Let me tell you about my ongoing woes with Finsbury Park station. I admit upfront that this is a first-class, first-world problem; but I make no apologies.

You see, I’ve recently experienced the delights of efficient and effective European transport rail and light-rail infrastructure, so the continuing trials of my local tube station leave me dumbfounded.

Finsbury Park station is a badly designed station. Its entrances are narrow, and its walkways are too small, and there’s no real chance of expanding its internal footprint. It regularly overcrowds as a result, and the TfL staff at the station — largely over-cautiously in my experience — often just close the entrance gates so people can’t get in.
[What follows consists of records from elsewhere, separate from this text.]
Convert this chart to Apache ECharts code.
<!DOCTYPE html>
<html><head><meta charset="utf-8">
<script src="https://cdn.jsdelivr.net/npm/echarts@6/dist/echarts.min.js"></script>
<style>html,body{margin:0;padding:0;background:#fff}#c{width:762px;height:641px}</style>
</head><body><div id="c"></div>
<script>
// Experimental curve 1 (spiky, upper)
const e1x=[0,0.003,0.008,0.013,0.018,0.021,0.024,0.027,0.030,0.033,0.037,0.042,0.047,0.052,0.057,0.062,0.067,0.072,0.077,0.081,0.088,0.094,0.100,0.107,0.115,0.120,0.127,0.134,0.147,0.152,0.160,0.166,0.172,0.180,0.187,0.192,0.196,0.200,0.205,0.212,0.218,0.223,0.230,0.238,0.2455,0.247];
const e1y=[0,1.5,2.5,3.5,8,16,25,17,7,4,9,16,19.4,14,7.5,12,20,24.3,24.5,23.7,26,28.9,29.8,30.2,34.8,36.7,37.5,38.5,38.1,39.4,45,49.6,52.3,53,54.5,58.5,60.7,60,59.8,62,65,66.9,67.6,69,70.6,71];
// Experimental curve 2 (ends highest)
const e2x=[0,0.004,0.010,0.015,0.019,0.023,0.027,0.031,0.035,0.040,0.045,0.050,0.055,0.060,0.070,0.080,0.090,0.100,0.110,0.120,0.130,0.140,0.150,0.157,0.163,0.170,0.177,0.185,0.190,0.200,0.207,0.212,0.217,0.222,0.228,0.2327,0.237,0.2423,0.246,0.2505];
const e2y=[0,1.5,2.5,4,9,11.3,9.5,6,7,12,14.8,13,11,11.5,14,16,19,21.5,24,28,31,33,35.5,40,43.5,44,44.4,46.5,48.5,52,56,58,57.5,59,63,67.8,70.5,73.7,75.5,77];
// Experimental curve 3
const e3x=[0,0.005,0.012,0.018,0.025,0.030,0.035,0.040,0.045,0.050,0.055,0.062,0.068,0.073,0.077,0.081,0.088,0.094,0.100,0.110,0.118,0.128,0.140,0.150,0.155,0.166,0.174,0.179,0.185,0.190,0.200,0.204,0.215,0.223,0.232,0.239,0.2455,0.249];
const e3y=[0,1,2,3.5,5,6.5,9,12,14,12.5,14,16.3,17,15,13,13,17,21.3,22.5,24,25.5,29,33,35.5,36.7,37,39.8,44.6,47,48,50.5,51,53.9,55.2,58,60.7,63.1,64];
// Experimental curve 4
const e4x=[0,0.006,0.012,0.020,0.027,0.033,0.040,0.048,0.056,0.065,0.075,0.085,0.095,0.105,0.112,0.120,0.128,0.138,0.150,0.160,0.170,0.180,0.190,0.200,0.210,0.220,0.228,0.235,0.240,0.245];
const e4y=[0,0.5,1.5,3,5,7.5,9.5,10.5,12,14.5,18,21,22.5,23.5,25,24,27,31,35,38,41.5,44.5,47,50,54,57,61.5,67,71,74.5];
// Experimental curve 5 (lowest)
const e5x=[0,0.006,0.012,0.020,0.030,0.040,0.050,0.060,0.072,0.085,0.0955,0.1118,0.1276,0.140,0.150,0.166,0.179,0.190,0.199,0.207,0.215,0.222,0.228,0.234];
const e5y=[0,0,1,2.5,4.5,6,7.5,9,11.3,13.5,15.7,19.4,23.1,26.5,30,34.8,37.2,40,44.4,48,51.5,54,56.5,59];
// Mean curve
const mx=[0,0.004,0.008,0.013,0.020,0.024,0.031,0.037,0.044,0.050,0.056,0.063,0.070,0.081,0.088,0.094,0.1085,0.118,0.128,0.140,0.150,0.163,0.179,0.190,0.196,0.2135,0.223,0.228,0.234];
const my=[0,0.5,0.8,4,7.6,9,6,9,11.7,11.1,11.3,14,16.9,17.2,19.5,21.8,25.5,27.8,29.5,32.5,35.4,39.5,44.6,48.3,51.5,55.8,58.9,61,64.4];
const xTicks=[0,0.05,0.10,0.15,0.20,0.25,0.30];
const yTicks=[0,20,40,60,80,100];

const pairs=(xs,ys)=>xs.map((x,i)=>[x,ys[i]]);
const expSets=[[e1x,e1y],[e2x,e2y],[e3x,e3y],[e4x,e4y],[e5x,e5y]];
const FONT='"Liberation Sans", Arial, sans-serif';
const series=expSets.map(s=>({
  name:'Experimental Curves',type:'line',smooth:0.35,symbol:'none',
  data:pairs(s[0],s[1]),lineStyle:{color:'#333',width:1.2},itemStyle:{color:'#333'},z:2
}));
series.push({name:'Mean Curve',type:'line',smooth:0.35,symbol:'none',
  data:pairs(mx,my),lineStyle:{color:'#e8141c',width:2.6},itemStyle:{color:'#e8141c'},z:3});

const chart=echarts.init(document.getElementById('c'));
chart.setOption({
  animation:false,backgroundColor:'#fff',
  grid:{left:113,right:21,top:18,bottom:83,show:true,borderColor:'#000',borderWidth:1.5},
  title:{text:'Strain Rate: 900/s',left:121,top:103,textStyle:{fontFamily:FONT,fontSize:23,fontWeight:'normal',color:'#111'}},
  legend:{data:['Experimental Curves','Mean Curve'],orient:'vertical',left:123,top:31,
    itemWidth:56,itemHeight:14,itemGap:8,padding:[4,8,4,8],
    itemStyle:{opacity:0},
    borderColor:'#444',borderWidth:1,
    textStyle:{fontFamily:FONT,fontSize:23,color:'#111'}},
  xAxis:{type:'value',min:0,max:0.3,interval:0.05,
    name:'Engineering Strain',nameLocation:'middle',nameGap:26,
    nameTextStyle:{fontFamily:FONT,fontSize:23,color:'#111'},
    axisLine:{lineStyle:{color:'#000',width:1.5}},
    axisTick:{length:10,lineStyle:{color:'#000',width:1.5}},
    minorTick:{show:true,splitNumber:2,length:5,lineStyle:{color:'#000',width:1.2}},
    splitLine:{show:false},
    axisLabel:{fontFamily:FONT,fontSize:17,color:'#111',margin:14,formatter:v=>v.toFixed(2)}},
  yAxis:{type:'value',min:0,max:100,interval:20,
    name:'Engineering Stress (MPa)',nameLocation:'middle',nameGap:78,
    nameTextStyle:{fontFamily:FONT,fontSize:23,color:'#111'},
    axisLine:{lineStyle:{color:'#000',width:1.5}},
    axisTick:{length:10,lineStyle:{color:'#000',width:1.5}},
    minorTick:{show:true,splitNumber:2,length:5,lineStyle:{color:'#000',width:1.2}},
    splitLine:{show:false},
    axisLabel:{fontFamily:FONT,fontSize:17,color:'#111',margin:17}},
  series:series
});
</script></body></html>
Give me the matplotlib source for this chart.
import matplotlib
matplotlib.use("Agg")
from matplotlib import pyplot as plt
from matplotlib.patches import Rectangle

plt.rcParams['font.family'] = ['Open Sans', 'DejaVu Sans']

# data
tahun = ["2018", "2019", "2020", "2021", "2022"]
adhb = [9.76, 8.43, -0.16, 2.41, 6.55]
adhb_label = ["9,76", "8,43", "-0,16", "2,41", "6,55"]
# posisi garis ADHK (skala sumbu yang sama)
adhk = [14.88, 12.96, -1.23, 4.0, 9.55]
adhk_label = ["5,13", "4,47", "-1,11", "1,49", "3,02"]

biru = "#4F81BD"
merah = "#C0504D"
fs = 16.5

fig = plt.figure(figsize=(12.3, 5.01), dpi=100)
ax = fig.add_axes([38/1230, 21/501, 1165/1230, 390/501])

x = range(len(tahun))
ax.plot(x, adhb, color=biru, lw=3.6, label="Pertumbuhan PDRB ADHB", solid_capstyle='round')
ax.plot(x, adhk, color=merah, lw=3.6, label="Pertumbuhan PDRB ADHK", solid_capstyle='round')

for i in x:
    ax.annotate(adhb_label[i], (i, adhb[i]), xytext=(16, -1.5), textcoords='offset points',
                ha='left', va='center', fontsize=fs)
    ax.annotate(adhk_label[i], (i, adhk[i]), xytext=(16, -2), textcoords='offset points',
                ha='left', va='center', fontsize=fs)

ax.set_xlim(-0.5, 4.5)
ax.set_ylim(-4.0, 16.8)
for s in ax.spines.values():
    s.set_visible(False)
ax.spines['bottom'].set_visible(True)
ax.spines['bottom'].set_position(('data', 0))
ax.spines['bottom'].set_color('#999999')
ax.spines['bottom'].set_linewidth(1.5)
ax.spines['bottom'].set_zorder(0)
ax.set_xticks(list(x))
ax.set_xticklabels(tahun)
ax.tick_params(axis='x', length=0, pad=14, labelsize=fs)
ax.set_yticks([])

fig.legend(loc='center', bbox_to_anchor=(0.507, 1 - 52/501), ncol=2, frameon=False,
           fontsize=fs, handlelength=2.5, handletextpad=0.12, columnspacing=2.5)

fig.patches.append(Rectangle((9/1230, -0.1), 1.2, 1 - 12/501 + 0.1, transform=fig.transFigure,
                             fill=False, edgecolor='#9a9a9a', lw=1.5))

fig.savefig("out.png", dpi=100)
It’s a straightforward solution to a straightforward problem, you might think. That’s certainly true. The unintended consequence of this decision, however, is delays to your journey.

The problem

I must get caught in a Finsbury Park closure at least once a week. When you’re late on a Transport for London journey through a fault on their part, you’re entitled to a refund. Your entitlement kicks in after around 15 minutes. Theoretically, you can submit a refund request when you experience a delay and they give you the money back.
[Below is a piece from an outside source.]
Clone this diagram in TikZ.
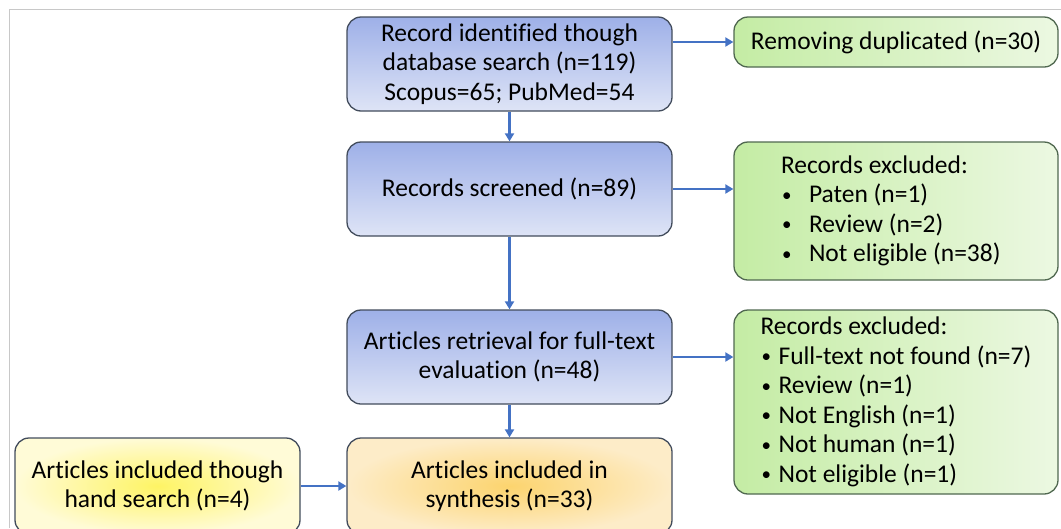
\documentclass[tikz,border=0pt]{standalone}
\usepackage{fontspec}
\setmainfont{Carlito}[Ligatures=NoCommon]
\usetikzlibrary{arrows.meta}
\definecolor{bluetop}{RGB}{158,176,232}
\definecolor{bluebot}{RGB}{222,228,246}
\definecolor{greenl}{RGB}{196,236,164}
\definecolor{greenr}{RGB}{236,248,226}
\definecolor{orangec}{RGB}{252,212,110}
\definecolor{orangeo}{RGB}{253,236,200}
\definecolor{yellowc}{RGB}{254,244,100}
\definecolor{yellowo}{RGB}{255,251,215}
\definecolor{edgegray}{RGB}{66,76,92}
\definecolor{edgegreen}{RGB}{80,104,80}
\definecolor{arrowblue}{RGB}{68,114,196}
\definecolor{framegray}{RGB}{200,200,200}
\newcommand{\bul}[2]{\makebox[#1][l]{\hspace{#2}\raisebox{1.5pt}{\fontsize{19}{19}\selectfont\textbullet}}}
\begin{document}
\begin{tikzpicture}[x=1pt,y=-1pt,
  every node/.style={font=\fontsize{25.5}{29.5}\selectfont, text=black},
  boxbase/.style={rectangle, rounded corners=14pt, line width=1.3pt, inner sep=0pt},
  bluebox/.style={boxbase, align=center, draw=edgegray, top color=bluetop, bottom color=bluebot, minimum width=325pt, minimum height=94pt},
  greenbox/.style={boxbase, draw=edgegreen, left color=greenl, right color=greenr, minimum width=324pt},
  listbox/.style={greenbox, align=left},
  orangebox/.style={boxbase, align=center, draw=edgegray, inner color=orangec, outer color=orangeo, minimum width=325pt, minimum height=96pt},
  yellowbox/.style={boxbase, align=center, draw=edgegray, inner color=yellowc, outer color=yellowo, minimum width=285pt, minimum height=96pt},
  arr/.style={draw=arrowblue, line width=2.2pt, -{Triangle[length=8pt,width=9pt]}, fill=arrowblue}
]
\useasboundingbox (0,0) rectangle (1061,528);
\clip (0,0) rectangle (1061,528);
\draw[framegray, line width=1pt] (9,528) -- (9,9) -- (1061,9);

\node[bluebox] (b1) at (509.5,64) {Record identified though\\database search (n=119)\\Scopus=65; PubMed=54};
\node[bluebox] (b2) at (509.5,189) {Records screened (n=89)};
\node[bluebox] (b3) at (509.5,357) {Articles retrieval for full-text\\evaluation (n=48)};
\node[orangebox] (b4) at (509.5,486) {Articles included in\\synthesis (n=33)};
\node[yellowbox] (b5) at (157.5,486) {Articles included though\\hand search (n=4)};

\node[greenbox, align=center, minimum height=50pt] (r1) at (896,42) {Removing duplicated (n=30)};
\node[listbox, minimum height=138pt] (r2) at (896,211)
  {\makebox[230pt][l]{Records excluded:}\\\bul{28pt}{1pt}Paten (n=1)\\\bul{28pt}{1pt}Review (n=2)\\\bul{28pt}{1pt}Not eligible (n=38)};
\node[listbox, minimum height=184pt] (r3) at (896,402)
  {\makebox[266pt][l]{Records excluded:}\\\bul{18pt}{1pt}Full-text not found (n=7)\\\bul{18pt}{1pt}Review (n=1)\\\bul{18pt}{1pt}Not English (n=1)\\\bul{18pt}{1pt}Not human (n=1)\\\bul{18pt}{1pt}Not eligible (n=1)};

\draw[arr] (b1.east |- r1.west) -- (r1.west);
\draw[arr] (b1.south) -- (b2.north);
\draw[arr] (b2.east) -- (b2.east -| r2.west);
\draw[arr] (b2.south) -- (b3.north);
\draw[arr] (b3.east) -- (b3.east -| r3.west);
\draw[arr] (b3.south) -- (b4.north);
\draw[arr] (b5.east) -- (b4.west);
\end{tikzpicture}
\end{document}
Here’s the problem: if they close the station and turn off the entry barriers, you aren’t “touched in”, which means that TfL won’t give you a refund.
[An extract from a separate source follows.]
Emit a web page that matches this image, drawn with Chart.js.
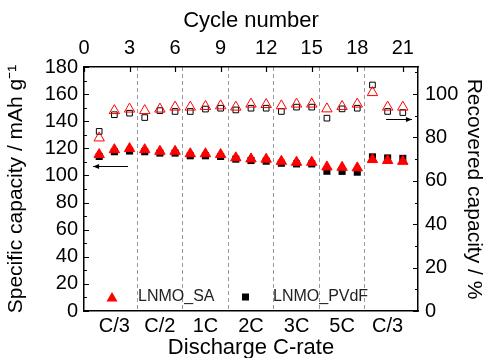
<!DOCTYPE html>
<html>
<head>
<meta charset="utf-8">
<script src="https://cdn.jsdelivr.net/npm/chart.js@4.4.1/dist/chart.umd.min.js"></script>
<style>
  body { margin: 0; background: #fff; }
  canvas { display: block; }
</style>
</head>
<body>
<canvas id="myChart" width="488" height="358"></canvas>
<script>
// Data
// =======================================================
var cycles = [1, 2, 3, 4, 5, 6, 7, 8, 9, 10, 11, 12, 13, 14, 15, 16, 17, 18, 19, 20, 21];

var saCapacity = [115.4, 119, 119.8, 119, 117.8, 117.8, 116, 116, 115.4, 113, 112.2, 112, 110.4, 109.7, 109.7, 106.3, 106, 105.6, 111.7, 111, 110.4];
var pvdfCapacity = [114, 117.5, 118, 117.5, 116.5, 116.5, 114.5, 114.5, 114, 112, 111, 110.5, 109, 108.5, 108.5, 103.1, 103, 102.4, 113.7, 112.9, 112.6];

var saRecovered = [79.8, 92.4, 93.1, 92.4, 93.1, 94, 94, 94.3, 94.6, 94, 95.4, 95.2, 94.6, 95.4, 95.4, 93.2, 94.3, 95.4, 100.7, 94, 94];
var pvdfRecovered = [82.8, 90.5, 91.2, 89.2, 92.4, 92, 92, 93.1, 93.5, 92.7, 93.5, 93.5, 92, 94, 94, 88.9, 93.2, 93.5, 104.2, 92, 91.5];

var rateLabels = ["C/3", "C/2", "1C", "2C", "3C", "5C", "C/3"];
var ratePositions = [2, 5, 8, 11, 14, 17, 20];
var rateSeparators = [3.5, 6.5, 9.5, 12.5, 15.5, 18.5];
var cycleTicks = [0, 3, 6, 9, 12, 15, 18, 21];
var capacityTicks = [0, 20, 40, 60, 80, 100, 120, 140, 160, 180];
var recoveredTicks = [0, 20, 40, 60, 80, 100];

// arrows: [fromCycle, toCycle, value]
var leftArrow = [2.9, 0.6, 107];
var rightArrow = [19.9, 21.6, 88.5];

function points(ys) {
    return cycles.map(function (c, i) { return { x: c, y: ys[i] }; });
}

var FONT = "'Liberation Sans', Arial, sans-serif";

// Inward tick marks, legend and arrows
// =======================================================
var extras = {
    id: "extras",
    afterDatasetsDraw: function (chart) {
        var ctx = chart.ctx;
        var area = chart.chartArea;
        var sy = chart.scales.y, sy2 = chart.scales.y2, st = chart.scales.xTop;
        ctx.save();
        ctx.strokeStyle = "#000";
        ctx.lineWidth = 1.2;
        ctx.beginPath();
        for (var v = 0; v <= 180; v += 10) {
            var p = Math.round(sy.getPixelForValue(v)) + 0.5;
            var len = v % 20 === 0 ? 5 : 3;
            ctx.moveTo(area.left, p); ctx.lineTo(area.left + len, p);
        }
        for (var w = 0; w <= 110; w += 10) {
            var q = Math.round(sy2.getPixelForValue(w)) + 0.5;
            var len2 = w % 20 === 0 ? 5 : 3;
            ctx.moveTo(area.right, q); ctx.lineTo(area.right - len2, q);
        }
        cycleTicks.forEach(function (c) {
            var x = Math.round(st.getPixelForValue(c)) + 0.5;
            ctx.moveTo(x, area.top); ctx.lineTo(x, area.top + 5);
        });
        ctx.stroke();

        // arrows
        function arrow(a, scaleY) {
            var x1 = st.getPixelForValue(a[0]);
            var x2 = st.getPixelForValue(a[1]);
            var y = Math.round(scaleY.getPixelForValue(a[2])) + 0.5;
            var dir = x2 > x1 ? 1 : -1;
            ctx.lineWidth = 1;
            ctx.beginPath();
            ctx.moveTo(x1, y); ctx.lineTo(x2, y);
            ctx.stroke();
            ctx.beginPath();
            ctx.moveTo(x2, y);
            ctx.lineTo(x2 - dir * 6, y - 2.5);
            ctx.lineTo(x2 - dir * 6, y + 2.5);
            ctx.closePath();
            ctx.fillStyle = "#000";
            ctx.fill();
        }
        arrow(leftArrow, sy);
        arrow(rightArrow, sy2);

        // legend inside the plot
        var ly = area.bottom - 14;
        ctx.fillStyle = "#ff0000";
        ctx.beginPath();
        var tx = area.left + 28;
        ctx.moveTo(tx, ly - 5); ctx.lineTo(tx + 5.5, ly + 4.5); ctx.lineTo(tx - 5.5, ly + 4.5);
        ctx.closePath();
        ctx.fill();
        ctx.fillStyle = "#000";
        ctx.fillRect(area.left + 158, ly - 3.5, 7, 7);
        ctx.font = "16px " + FONT;
        ctx.textBaseline = "middle";
        ctx.fillStyle = "#222";
        ctx.fillText(chart.data.datasets[0].label, area.left + 54, ly);
        ctx.fillText(chart.data.datasets[1].label, area.left + 189, ly);
        ctx.restore();
    }
};

var ctx = document.getElementById("myChart");

var myChart = new Chart(ctx, {
    type: "scatter",
    data: {
        datasets: [{
            label: "LNMO_SA",
            data: points(saCapacity),
            xAxisID: "xTop",
            yAxisID: "y",
            pointStyle: "triangle",
            pointRadius: 6,
            backgroundColor: "#ff0000",
            borderColor: "#ff0000",
            borderWidth: 1,
            order: 1
        }, {
            label: "LNMO_PVdF",
            data: points(pvdfCapacity),
            xAxisID: "xTop",
            yAxisID: "y",
            pointStyle: "rect",
            pointRadius: 5,
            backgroundColor: "#000",
            borderColor: "#000",
            borderWidth: 0,
            order: 2
        }, {
            label: "LNMO_SA recovered",
            data: points(saRecovered),
            xAxisID: "xTop",
            yAxisID: "y2",
            pointStyle: "triangle",
            pointRadius: 6,
            backgroundColor: "rgba(255,255,255,0)",
            borderColor: "#ff0000",
            borderWidth: 1,
            order: 3
        }, {
            label: "LNMO_PVdF recovered",
            data: points(pvdfRecovered),
            xAxisID: "xTop",
            yAxisID: "y2",
            pointStyle: "rect",
            pointRadius: 4,
            backgroundColor: "rgba(255,255,255,0)",
            borderColor: "#000",
            borderWidth: 1,
            order: 4
        }]
    },
    options: {
        responsive: false,
        animation: false,
        layout: { padding: 0 },
        plugins: {
            legend: { display: false },
            tooltip: { enabled: false }
        },
        scales: {
            x: {
                type: "linear",
                position: "bottom",
                min: 0,
                max: 22,
                afterBuildTicks: function (s) { s.ticks = ratePositions.map(function (v) { return { value: v }; }); },
                afterFit: function (s) { s.height = 47; },
                ticks: {
                    autoSkip: false,
                    maxRotation: 0,
                    padding: 3,
                    color: "#000",
                    font: { family: FONT, size: 20 }
                    ,
                    callback: function (v) { return rateLabels[ratePositions.indexOf(v)]; }
                },
                grid: { display: false, drawTicks: false },
                border: { color: "#000", width: 1.5 },
                title: {
                    display: true,
                    text: "Discharge C-rate",
                    color: "#000",
                    padding: { top: 0, bottom: -3 },
                    font: { family: FONT, size: 22 }
                }
            },
            xg: {
                type: "linear",
                position: "bottom",
                min: 0,
                max: 22,
                afterBuildTicks: function (s) { s.ticks = rateSeparators.map(function (v) { return { value: v }; }); },
                afterFit: function (s) { s.height = 0; },
                ticks: { display: false },
                grid: { drawTicks: false, color: "#999", lineWidth: 1 },
                border: { display: false, dash: [4, 3] }
            },
            xTop: {
                type: "linear",
                position: "top",
                min: 0,
                max: 22,
                afterBuildTicks: function (s) { s.ticks = cycleTicks.map(function (v) { return { value: v }; }); },
                afterFit: function (s) { s.height = 67; },
                ticks: {
                    autoSkip: false,
                    maxRotation: 0,
                    padding: 7,
                    color: "#000",
                    font: { family: FONT, size: 20 }
                },
                grid: { display: false, drawTicks: false },
                border: { color: "#000", width: 1.5 },
                title: {
                    display: true,
                    text: "Cycle number",
                    color: "#000",
                    padding: { top: 8, bottom: 0 },
                    font: { family: FONT, size: 22 }
                }
            },
            y: {
                position: "left",
                min: 0,
                max: 180,
                afterBuildTicks: function (s) { s.ticks = capacityTicks.map(function (v) { return { value: v }; }); },
                afterFit: function (s) { s.width = 84; },
                ticks: {
                    padding: 6,
                    color: "#000",
                    font: { family: FONT, size: 20 }
                },
                grid: { display: false, drawTicks: false },
                border: { color: "#000", width: 1.5 },
                title: {
                    display: true,
                    text: "Specific capacity / mAh g\u207B\u00B9",
                    color: "#000",
                    padding: { top: 4, bottom: 0 },
                    font: { family: FONT, size: 21 }
                }
            },
            y2: {
                position: "right",
                min: 0,
                max: 112.5,
                afterBuildTicks: function (s) { s.ticks = recoveredTicks.map(function (v) { return { value: v }; }); },
                afterFit: function (s) { s.width = 70; },
                ticks: {
                    padding: 7,
                    color: "#000",
                    font: { family: FONT, size: 20 }
                },
                grid: { display: false, drawTicks: false },
                border: { color: "#000", width: 1.5 },
                title: {
                    display: true,
                    text: "Recovered capacity / %",
                    color: "#000",
                    padding: { top: 2, bottom: 0 },
                    font: { family: FONT, size: 21 }
                }
            }
        }
    },
    plugins: [extras]
});
</script>
</body>
</html>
It makes logical sense, of course. TfL don’t know that you’re late, and by the time you touch in and touch out again, they won’t notice any difference. To the automated system, there is no delay.

I have tried multiple times to claim refunds for these delayed journeys. None of them have worked.

I’ve tried sticking it out and claiming from the time I arrive at the station to the time I emerge at the end of my tube ride. I’ve tried claiming for a refund when I’ve had to take the bus instead because the station is closed with no hope of re-opening. Nothing works.

I’ve been screwed out of probably dozens of eligible refunds in the last year thanks to this. Whilst I recognise this is convenient for TfL, there really needs to be a better way to compensate people for this kind of disruption. Especially when it happens so regularly.

An idea to fix it

This issue seems easy enough to fix; in part, because it already has been elsewhere.

When you travel on the London Overground and you skirt around Zone 1 instead of going through it, there are purple readers dotted throughout the stations so that TfL can track your journey. That way, they know you went a certain route.

It seems obvious to me that the way for delayed passengers, stuck outside stations, to register their delay is to reuse this same system outside the ticket barriers. It would be simple enough. You would:

  1. turn up at the station and find its shut
  2. beep your card on the terminals outside the entrance when you arrive
  3. beep again on your way in the gates once they are re-opened

TfL could do some clever things with machine learning or some other buzzword to spot whether these were genuine outside tappers (like checking to see how many others were also tapping to signal a delay) and then judge whether to give out the money or not.

It could also work across buses too. If you turned up at your station and it was shut, you could tap the delay terminal and then hop on the bus. All London buses are equipped with GPS now, so TfL could cross-reference the times and locations and give you the cost of the normal tube journey back for the delay.

An aside

Whilst they’re at it, TfL shouldould start issuing automatic refunds, rather than expecting people to claim them. If it knows someone is delayed, they shouldn’t have to ask for the compensation.

End of rant

Those are my Finsbury Park woes, my middle-class rant about them, and a possible solution to the problem.